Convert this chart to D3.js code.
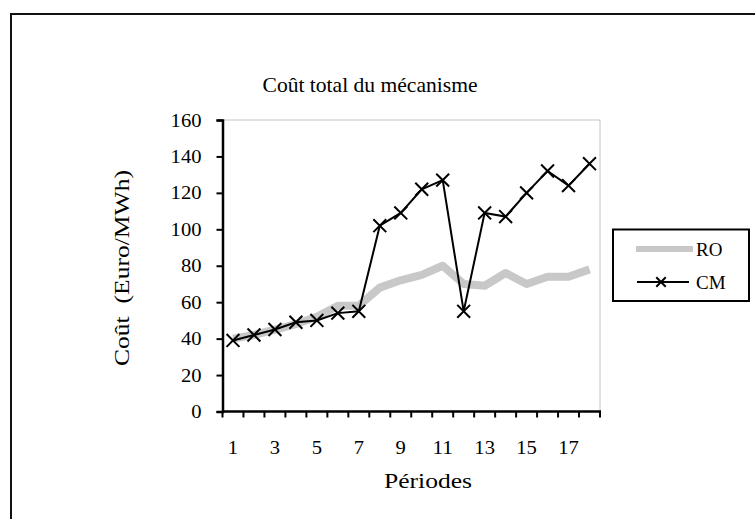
<!DOCTYPE html>
<html><head><meta charset="utf-8">
<script src="https://cdn.jsdelivr.net/npm/d3@7"></script>
<style>body{margin:0;background:#fff}svg{display:block}text{font-family:"Liberation Serif","Times New Roman",serif;fill:#000}</style>
</head><body>
<svg id="c" width="755" height="519"></svg>
<script>
const periods = d3.range(1, 19);
const roValues = [40,42,45,48,52,58,58,68,72,75,80,70,69,76,70,74,74,78];
const cmValues = [39,42,45,49,50,54,55,102,109,122,127,55,109,107,120,132,124,136];
const yTicks = [0,20,40,60,80,100,120,140,160];
const xTickLabels = [1,3,5,7,9,11,13,15,17];
const seriesNames = ["RO","CM"];

const svg = d3.select("#c");
const L = 222.5, R = 600, T = 120, B = 411.5;

svg.append("rect").attr("x",11).attr("y",14).attr("width",800).attr("height",600)
  .attr("fill","none").attr("stroke","#111").attr("stroke-width",2);

const x = d3.scaleBand().domain(periods).range([L,R]).paddingInner(0).paddingOuter(0);
const y = d3.scaleLinear().domain([0,160]).range([B,T]);

// plot area border (dotted)
svg.append("rect").attr("x",L).attr("y",T).attr("width",R-L).attr("height",B-T)
  .attr("fill","none").attr("stroke","#888").attr("stroke-width",1).attr("stroke-dasharray","1,1");

// title
svg.append("text").attr("x",370).attr("y",92).attr("text-anchor","middle")
  .attr("textLength",215).attr("lengthAdjust","spacingAndGlyphs")
  .style("font-size","21px").text("Coût total du mécanisme");

// y axis
const yAxis = svg.append("g").attr("transform",`translate(${L},0)`)
  .call(d3.axisLeft(y).tickValues(yTicks).tickSize(6).tickPadding(15));
yAxis.select(".domain").attr("stroke","#000").attr("stroke-width",2.5);
yAxis.selectAll(".tick line").attr("stroke","#000").attr("stroke-width",2);
yAxis.selectAll("text").style("font-size","19px").style("font-family",'"Liberation Serif",serif')
  .attr("textLength",d=>String(d).length*10.3).attr("lengthAdjust","spacingAndGlyphs");

// x axis: ticks at category boundaries
const xAxis = svg.append("g").attr("transform",`translate(0,${B})`);
xAxis.append("line").attr("x1",L).attr("x2",R+1).attr("stroke","#000").attr("stroke-width",2.5);
const bounds = periods.map(p => x(p)).concat([x(18)+x.bandwidth()]);
xAxis.selectAll("line.t").data(bounds).join("line").attr("class","t")
  .attr("x1",d=>d).attr("x2",d=>d).attr("y1",0).attr("y2",6).attr("stroke","#000").attr("stroke-width",2);
xAxis.selectAll("text").data(xTickLabels).join("text")
  .attr("x",d=>x(d)+x.bandwidth()/2).attr("y",42).attr("text-anchor","middle")
  .attr("textLength",d=>String(d).length*10.3).attr("lengthAdjust","spacingAndGlyphs")
  .style("font-size","19px").text(d=>d);

// axis titles
svg.append("text").attr("x",428).attr("y",488).attr("text-anchor","middle")
  .attr("textLength",88).attr("lengthAdjust","spacingAndGlyphs")
  .style("font-size","21px").text("Périodes");
svg.append("text").attr("transform","translate(129,268) rotate(-90)").attr("text-anchor","middle")
  .attr("textLength",196).attr("lengthAdjust","spacingAndGlyphs")
  .style("font-size","21px").attr("xml:space","preserve").text("Coût  (Euro/MWh)");

const cx = d => x(d)+x.bandwidth()/2;
const line = d3.line().x((d,i)=>cx(periods[i])).y(d=>y(d));

// RO: thick gray
svg.append("path").datum(roValues).attr("d",line).attr("fill","none")
  .attr("stroke","#c8c8c8").attr("stroke-width",8).attr("stroke-linejoin","round");

// CM line with X markers
svg.append("path").datum(cmValues).attr("d",line).attr("fill","none")
  .attr("stroke","#000").attr("stroke-width",2);
const xm = d3.symbol().type(d3.symbolX).size(110);
svg.selectAll("path.m").data(cmValues).join("path").attr("class","m")
  .attr("d",xm).attr("transform",(d,i)=>`translate(${cx(periods[i])},${y(d)})`)
  .attr("fill","none").attr("stroke","#000").attr("stroke-width",2);

// legend
const lg = svg.append("g");
lg.append("rect").attr("x",613).attr("y",229.5).attr("width",136).attr("height",71.5)
  .attr("fill","#fff").attr("stroke","#000").attr("stroke-width",2);
lg.append("line").attr("x1",636).attr("x2",693).attr("y1",249).attr("y2",249)
  .attr("stroke","#c8c8c8").attr("stroke-width",6);
lg.append("text").attr("x",696).attr("y",256).style("font-size","19px").text(seriesNames[0]);
lg.append("line").attr("x1",637).attr("x2",689).attr("y1",282).attr("y2",282)
  .attr("stroke","#000").attr("stroke-width",2);
lg.append("path").attr("d",d3.symbol().type(d3.symbolX).size(60)).attr("transform","translate(661,282)")
  .attr("stroke","#000").attr("stroke-width",2).attr("fill","none");
lg.append("text").attr("x",696).attr("y",289).style("font-size","19px").text(seriesNames[1]);
</script>
</body></html>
::::
◆ **GOAL**
In your copy, leave out the pictures and reproduce the material above exactly.

◆ **RESULT**
Convert this chart to D3.js code.
<!DOCTYPE html>
<html><head><meta charset="utf-8">
<script src="https://cdn.jsdelivr.net/npm/d3@7"></script>
<style>body{margin:0;background:#fff}svg{display:block}text{font-family:"Liberation Serif","Times New Roman",serif;fill:#000}</style>
</head><body>
<svg id="c" width="755" height="519"></svg>
<script>
const periods = d3.range(1, 19);
const roValues = [40,42,45,48,52,58,58,68,72,75,80,70,69,76,70,74,74,78];
const cmValues = [39,42,45,49,50,54,55,102,109,122,127,55,109,107,120,132,124,136];
const yTicks = [0,20,40,60,80,100,120,140,160];
const xTickLabels = [1,3,5,7,9,11,13,15,17];
const seriesNames = ["RO","CM"];

const svg = d3.select("#c");
const L = 222.5, R = 600, T = 120, B = 411.5;

svg.append("rect").attr("x",11).attr("y",14).attr("width",800).attr("height",600)
  .attr("fill","none").attr("stroke","#111").attr("stroke-width",2);

const x = d3.scaleBand().domain(periods).range([L,R]).paddingInner(0).paddingOuter(0);
const y = d3.scaleLinear().domain([0,160]).range([B,T]);

// plot area border (dotted)
svg.append("rect").attr("x",L).attr("y",T).attr("width",R-L).attr("height",B-T)
  .attr("fill","none").attr("stroke","#888").attr("stroke-width",1).attr("stroke-dasharray","1,1");

// title
svg.append("text").attr("x",370).attr("y",92).attr("text-anchor","middle")
  .attr("textLength",215).attr("lengthAdjust","spacingAndGlyphs")
  .style("font-size","21px").text("Coût total du mécanisme");

// y axis
const yAxis = svg.append("g").attr("transform",`translate(${L},0)`)
  .call(d3.axisLeft(y).tickValues(yTicks).tickSize(6).tickPadding(15));
yAxis.select(".domain").attr("stroke","#000").attr("stroke-width",2.5);
yAxis.selectAll(".tick line").attr("stroke","#000").attr("stroke-width",2);
yAxis.selectAll("text").style("font-size","19px").style("font-family",'"Liberation Serif",serif')
  .attr("textLength",d=>String(d).length*10.3).attr("lengthAdjust","spacingAndGlyphs");

// x axis: ticks at category boundaries
const xAxis = svg.append("g").attr("transform",`translate(0,${B})`);
xAxis.append("line").attr("x1",L).attr("x2",R+1).attr("stroke","#000").attr("stroke-width",2.5);
const bounds = periods.map(p => x(p)).concat([x(18)+x.bandwidth()]);
xAxis.selectAll("line.t").data(bounds).join("line").attr("class","t")
  .attr("x1",d=>d).attr("x2",d=>d).attr("y1",0).attr("y2",6).attr("stroke","#000").attr("stroke-width",2);
xAxis.selectAll("text").data(xTickLabels).join("text")
  .attr("x",d=>x(d)+x.bandwidth()/2).attr("y",42).attr("text-anchor","middle")
  .attr("textLength",d=>String(d).length*10.3).attr("lengthAdjust","spacingAndGlyphs")
  .style("font-size","19px").text(d=>d);

// axis titles
svg.append("text").attr("x",428).attr("y",488).attr("text-anchor","middle")
  .attr("textLength",88).attr("lengthAdjust","spacingAndGlyphs")
  .style("font-size","21px").text("Périodes");
svg.append("text").attr("transform","translate(129,268) rotate(-90)").attr("text-anchor","middle")
  .attr("textLength",196).attr("lengthAdjust","spacingAndGlyphs")
  .style("font-size","21px").attr("xml:space","preserve").text("Coût  (Euro/MWh)");

const cx = d => x(d)+x.bandwidth()/2;
const line = d3.line().x((d,i)=>cx(periods[i])).y(d=>y(d));

// RO: thick gray
svg.append("path").datum(roValues).attr("d",line).attr("fill","none")
  .attr("stroke","#c8c8c8").attr("stroke-width",8).attr("stroke-linejoin","round");

// CM line with X markers
svg.append("path").datum(cmValues).attr("d",line).attr("fill","none")
  .attr("stroke","#000").attr("stroke-width",2);
const xm = d3.symbol().type(d3.symbolX).size(110);
svg.selectAll("path.m").data(cmValues).join("path").attr("class","m")
  .attr("d",xm).attr("transform",(d,i)=>`translate(${cx(periods[i])},${y(d)})`)
  .attr("fill","none").attr("stroke","#000").attr("stroke-width",2);

// legend
const lg = svg.append("g");
lg.append("rect").attr("x",613).attr("y",229.5).attr("width",136).attr("height",71.5)
  .attr("fill","#fff").attr("stroke","#000").attr("stroke-width",2);
lg.append("line").attr("x1",636).attr("x2",693).attr("y1",249).attr("y2",249)
  .attr("stroke","#c8c8c8").attr("stroke-width",6);
lg.append("text").attr("x",696).attr("y",256).style("font-size","19px").text(seriesNames[0]);
lg.append("line").attr("x1",637).attr("x2",689).attr("y1",282).attr("y2",282)
  .attr("stroke","#000").attr("stroke-width",2);
lg.append("path").attr("d",d3.symbol().type(d3.symbolX).size(60)).attr("transform","translate(661,282)")
  .attr("stroke","#000").attr("stroke-width",2).attr("fill","none");
lg.append("text").attr("x",696).attr("y",289).style("font-size","19px").text(seriesNames[1]);
</script>
</body></html>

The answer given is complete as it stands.